To do:
Gather from the listing below each line that includes the word "diagram", and copy it.

Lines of data:
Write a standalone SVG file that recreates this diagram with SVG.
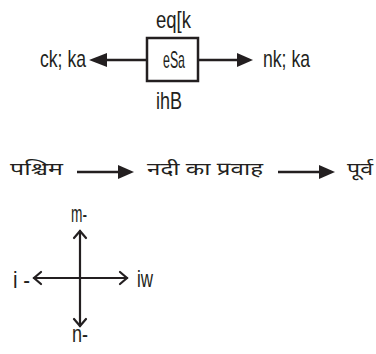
<svg xmlns="http://www.w3.org/2000/svg" width="376" height="354" viewBox="0 0 376 354">
<style>
.t{font-family:"Liberation Sans","DejaVu Sans",sans-serif;font-size:24px;fill:#231f20}
.d{font-family:"Noto Sans Devanagari","Noto Sans","Lohit Devanagari","FreeSans",sans-serif;font-size:18px;fill:#231f20}
.ln{stroke:#231f20;stroke-width:2.5;fill:none}
.op{stroke:#231f20;stroke-width:2.2;fill:none;stroke-linecap:round;stroke-linejoin:miter}
.hd{fill:#231f20}
</style>
<rect width="376" height="354" fill="#fff"/>
<g id="connectors">
  <line class="ln" x1="146" y1="60" x2="104" y2="60"/>
  <polygon class="hd" points="89,60 107,53 107,67"/>
  <line class="ln" x1="199" y1="60" x2="241" y2="60"/>
  <polygon class="hd" points="253,60 237,53 237,67"/>
  <line class="ln" x1="77" y1="172" x2="121" y2="172"/>
  <polygon class="hd" points="134,172 118,165 118,179"/>
  <line class="ln" x1="278" y1="172" x2="322" y2="172"/>
  <polygon class="hd" points="335,172 319,165 319,179"/>
  <line class="op" x1="80" y1="231" x2="80" y2="326"/>
  <line class="op" x1="34" y1="278" x2="127" y2="278"/>
  <polyline class="op" points="74,238 80,231 86,238"/>
  <polyline class="op" points="74,319 80,326 86,319"/>
  <polyline class="op" points="41,272 34,278 41,284"/>
  <polyline class="op" points="120,272 127,278 120,284"/>
</g>
<g id="node-box">
  <rect x="147" y="38" width="51" height="43" fill="#fff" stroke="#231f20" stroke-width="2.5"/>
  <text class="t" x="163" y="68" textLength="22" lengthAdjust="spacingAndGlyphs">eSa</text>
</g>
<g id="node-top"><text class="t" x="156" y="28" textLength="35" lengthAdjust="spacingAndGlyphs">eq[k</text></g>
<g id="node-left"><text class="t" x="40" y="67" textLength="46" lengthAdjust="spacingAndGlyphs">ck; ka</text></g>
<g id="node-right"><text class="t" x="263" y="67" textLength="47" lengthAdjust="spacingAndGlyphs">nk; ka</text></g>
<g id="node-bottom"><text class="t" x="156" y="109" textLength="26" lengthAdjust="spacingAndGlyphs">ihB</text></g>
<g id="node-west"><text class="d" x="10" y="175" textLength="53" lengthAdjust="spacingAndGlyphs">पश्चिम</text></g>
<g id="node-river"><text class="d" x="147" y="175" textLength="116" lengthAdjust="spacingAndGlyphs">नदी का प्रवाह</text></g>
<g id="node-east"><text class="d" x="347" y="175" textLength="26" lengthAdjust="spacingAndGlyphs">पूर्व</text></g>
<g id="compass-n"><text class="t" x="71" y="222" textLength="16" lengthAdjust="spacingAndGlyphs">m-</text></g>
<g id="compass-w"><text class="t" x="13" y="288" textLength="17" lengthAdjust="spacingAndGlyphs">i -</text></g>
<g id="compass-e"><text class="t" x="137" y="287" textLength="16" lengthAdjust="spacingAndGlyphs">iw</text></g>
<g id="compass-s"><text class="t" x="72" y="342" textLength="16" lengthAdjust="spacingAndGlyphs">n-</text></g>
</svg>
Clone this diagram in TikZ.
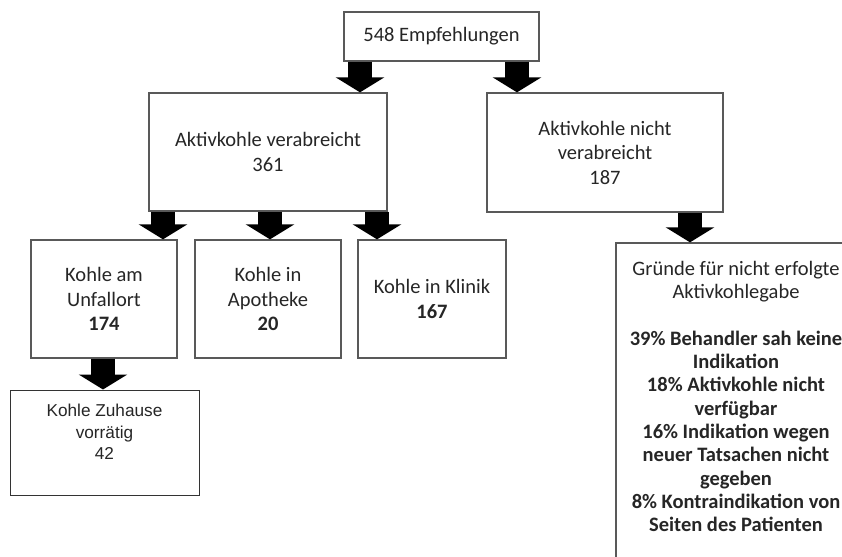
\documentclass[tikz,border=0pt]{standalone}
\usepackage{fontspec}
\setmainfont{Carlito}
\newfontfamily\arialfont{Liberation Sans}
\usetikzlibrary{arrows.meta}
\begin{document}
\begin{tikzpicture}[x=1pt,y=-1pt,
  box/.style={draw=black!65, line width=1.3pt, fill=white, inner sep=0pt,
    align=center, text=black!85, font=\fontsize{20.5}{24.5}\selectfont},
  plain/.style={inner sep=0pt, align=center, text=black!85},
  blk/.style={line width=24pt, -{Triangle[width=48pt,length=15pt]}, black}]
\useasboundingbox (0,0) rectangle (842,556);
\clip (0,0) rectangle (842,556);
% boxes
\node[box, minimum width=195pt, minimum height=49pt] (top) at (441.5,36.5) {548 Empfehlungen};
\node[box, minimum width=238pt, minimum height=118pt] (verab) at (268,152) {Aktivkohle verabreicht\\361};
\node[box, minimum width=236pt, minimum height=119pt] (nicht) at (605,152.5) {Aktivkohle nicht\\verabreicht\\187};
\node[box, minimum width=146pt, minimum height=118pt] (unfall) at (104,299) {Kohle am\\Unfallort\\\textbf{174}};
\node[box, minimum width=146pt, minimum height=118pt] (apo) at (268,299) {Kohle in\\Apotheke\\\textbf{20}};
\node[box, minimum width=148pt, minimum height=118pt] (klinik) at (432,299) {Kohle in Klinik\\\textbf{167}};
\node[box, draw=black!80, line width=1pt, minimum width=189pt, minimum height=105pt] (zuh) at (104.5,442.5) {};
\node[plain, font=\arialfont\fontsize{17.2}{21.5}\selectfont] (zuht) at (104.5,432) {Kohle Zuhause\\vorrätig\\42};
\node[box, minimum width=240pt, minimum height=360pt] (gr) at (736,423) {};
\node[plain, anchor=north, font=\fontsize{20.5}{23.3}\selectfont] (grt) at (736,261) {Gründe für nicht erfolgte\\Aktivkohlegabe\\\mbox{}\\
\textbf{39\% Behandler sah keine}\\\textbf{Indikation}\\\textbf{18\% Aktivkohle nicht}\\\textbf{verfügbar}\\
\textbf{16\% Indikation wegen}\\\textbf{neuer Tatsachen nicht}\\\textbf{gegeben}\\
\textbf{8\% Kontraindikation von}\\\textbf{Seiten des Patienten}};
% arrow positions
\coordinate (a1) at (360,0);
\coordinate (a2) at (517,0);
\coordinate (a3) at (163,0);
\coordinate (a4) at (270,0);
\coordinate (a5) at (377,0);
\coordinate (a6) at (103,0);
\coordinate (a7) at (690,0);
\draw[blk] (top.south -| a1) -- (verab.north -| a1);
\draw[blk] (top.south -| a2) -- (nicht.north -| a2);
\draw[blk] (verab.south -| a3) -- (unfall.north -| a3);
\draw[blk] (verab.south -| a4) -- (apo.north -| a4);
\draw[blk] (verab.south -| a5) -- (klinik.north -| a5);
\draw[blk] (unfall.south -| a6) -- (zuh.north -| a6);
\draw[blk] (nicht.south -| a7) -- (gr.north -| a7);
\end{tikzpicture}
\end{document}
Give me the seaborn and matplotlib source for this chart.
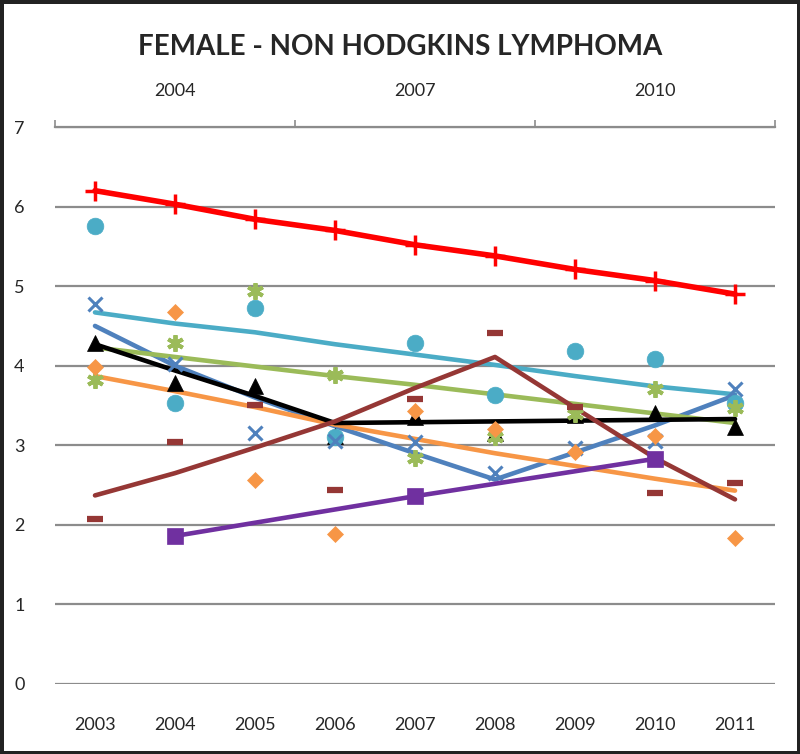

The reply:
Write a standalone SVG file that recreates this diagram with SVG.
Clone this diagram in TikZ.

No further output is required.